An officer is permitted to make a warrantless traffic stop when he has reasonable suspicion that a traffic offense has occurred. See, e.g., Joganathan v. State, 479 S.W.3d 244, 247 (Tex. Crim. App. 2016). The Texas Transportation Code provides that an operator of a vehicle must “comply with an applicable official traffic-control device,” including a traffic light. See Tex. Transp. Code §§ 544.004(a), 544.007(d). Here, the evidence presented at trial establishes that Mull had reasonable suspicion to detain appellant for committing a traffic violation in Mull's presence because the jury received video and testimonial evidence demonstrating that appellant proceeded through a red light in front of Mull. See id. § 544.007(d) (operator of a vehicle facing a steady red signal shall stop at a clearly marked stop line and, if the vehicle is not turning, shall remain standing until an indication to proceed is shown).
Because legally sufficient evidence establishes that Mull had reasonable suspicion to detain appellant, we reject part one of appellant's first issue.
C. Felony Evading Arrest
Appellant argues there is insufficient evidence to prove he was intentionally fleeing a person whom he knew was a peace officer attempting to detain him. Again, we disagree. There is ample evidence that appellant evaded arrest or detention by intentionally fleeing someone he knew was a peace officer.
In determining whether evidence of intentional evasion exists, we may consider the speed, distance, and duration of pursuit. Griego v. State, 345 S.W.3d 742, 751 (Tex. App.—Amarillo 2011, no pet.). Anything less than prompt compliance with an officer's direction to stop may be considered an evasion of arrest. Smith v. State, 483 S.W.3d 648,653 (Tex. Crim. App. 2007). And intent may be determined from circumstantial evidence and may be inferred from words, actions, and conduct. Hernandez v. State, 819 S.W.2d 806, 810 (Tex. Crim. App. 1991), overruled on other grounds by Fuller v. State, 829 S.W.2d 191 (Tex. Crim. App. 1992); Dillon v. State, 574 S.W.2d 92, 94 (Tex. Crim. App. [Panel Op.] 1978).
Appellant asserts that the instant facts align with those in Griego. Griego, 345 S.W.3d at 742. We disagree. In that case, police pursued Griego closely for only about eight seconds before he pulled into a driveway and exited his vehicle, at which point he casually walked towards his house. Id. at 742, 752. Further, officers at trial admitted Griego might not have been aware of the pursuit. Id. at 747. Based on the evidence provided, the court found there was insufficient evidence to support a conviction for felony evading arrest. Id. at 754.
The present facts contrast starkly with those in Griego.

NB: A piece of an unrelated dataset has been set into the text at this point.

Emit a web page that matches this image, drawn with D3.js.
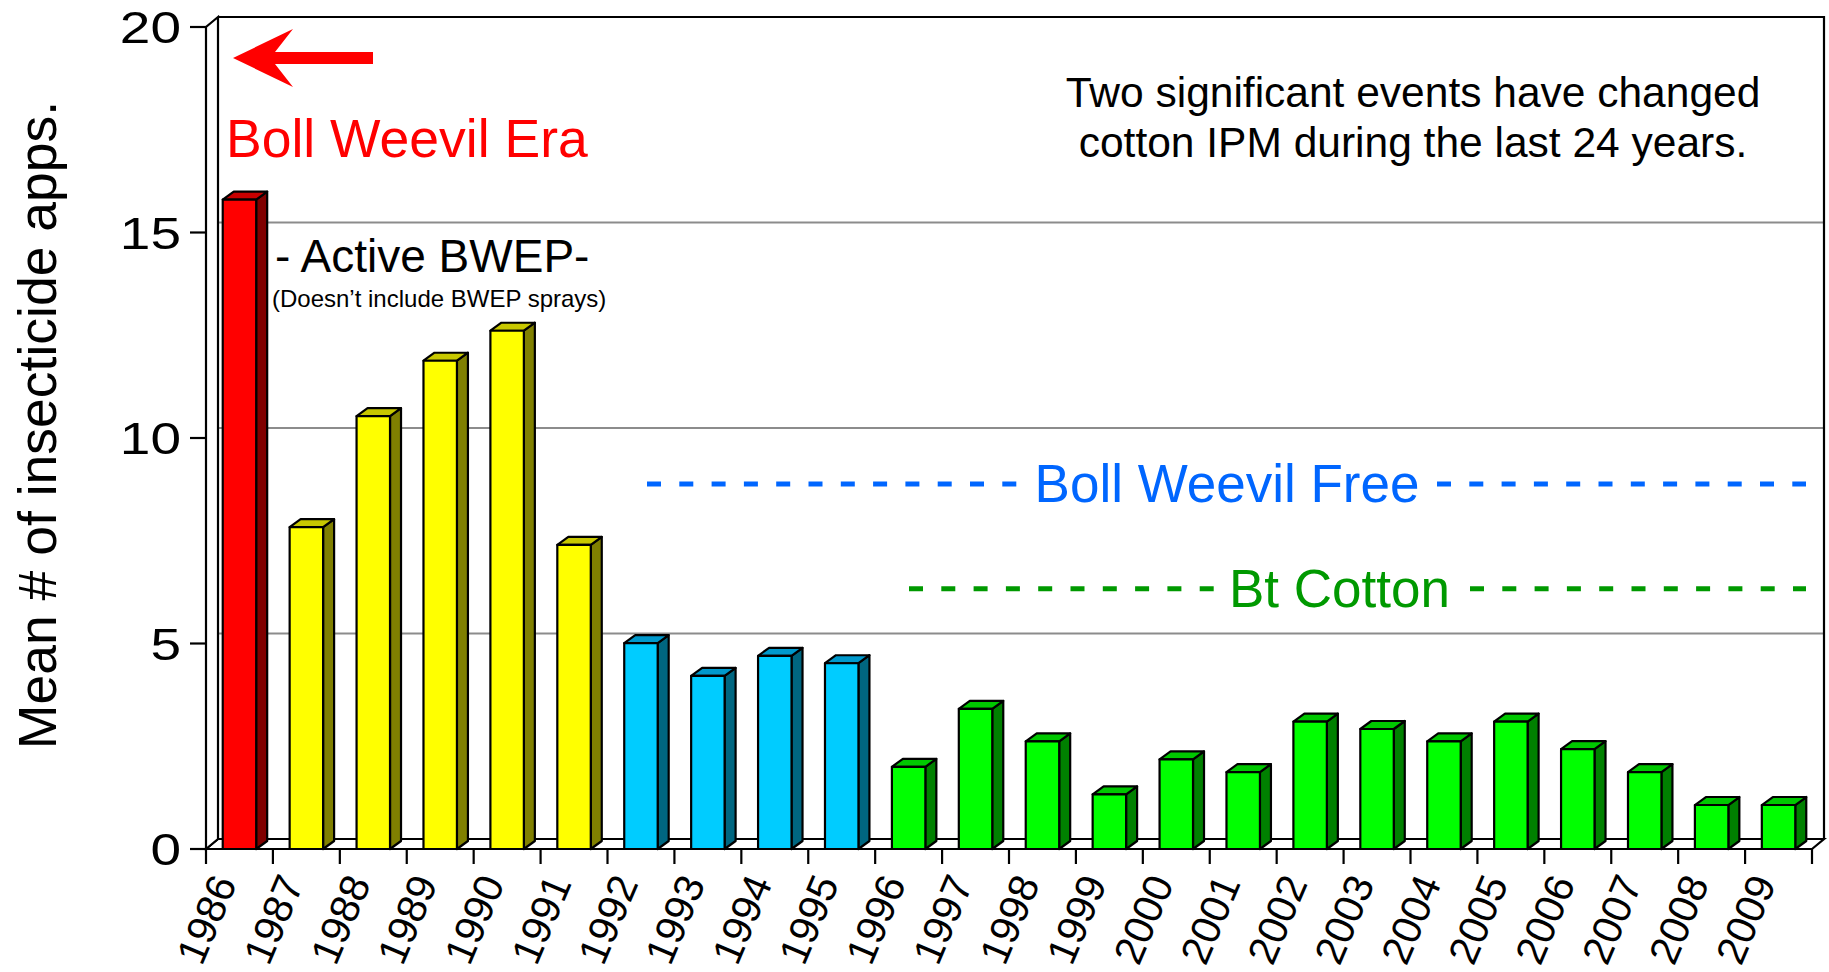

Once aware of Mull's pursuit, appellant sped away and careened from Galveston's seawall to the outskirts of downtown Houston at speeds reaching 130 miles per hour, covering that ground in merely twenty-five minutes. During his attempted getaway, appellant placed the well-being of law-abiding motorists at risk, outran numerous police vehicles—lights engaged and sirens blaring—and even evaded the spotlight of a police helicopter. Appellant did not stop until forced to do so when police surrounded his motorcycle and blocked his path. Both video and testimonial evidence establishes these facts. In short, there exists copious evidence that appellant was evading arrest. See, e.g., Hobyl, 152 S.W.3d at 627. We overrule his sole appellate issue.
The evidence provided by the State is legally sufficient to support appellant's conviction for felony evading arrest or detention. We affirm the trial court's judgment.
1. Appellant also argues, in conclusory fashion, that the trial court erred in jury selection and instruction, as well as in denying his “motion to suppress jurisdiction.” But he provides no record references or legal authority to support these contentions. To present an issue for appellate review, appellant's brief “must contain a clear and concise argument for the contentions made, with appropriate citations to authorities and to the record.” See Tex. R. App. P. 38.l(i). When an appellant fails to present an argument in support of his complaint, fails to address the governing legal principles or apply them to the facts, appellant waives the issue. Wooten v. State, 267 S.W.3d 289, 307-08 (Tex. App.—Houston [14th Dist.] 2008, pet. ref'd); King v. State, 17 S.W.3d 7, 23 (Tex. App.—Houston [14th Dist.] 2000, pet. ref'd) (finding briefing waiver where appellant's brief cited a single case in support of his argument and failed to address any of the governing legal principles or apply any such principles to the facts of the case). Thus, to the extent appellant has raised these issues, he has inadequately briefed them and they are waived.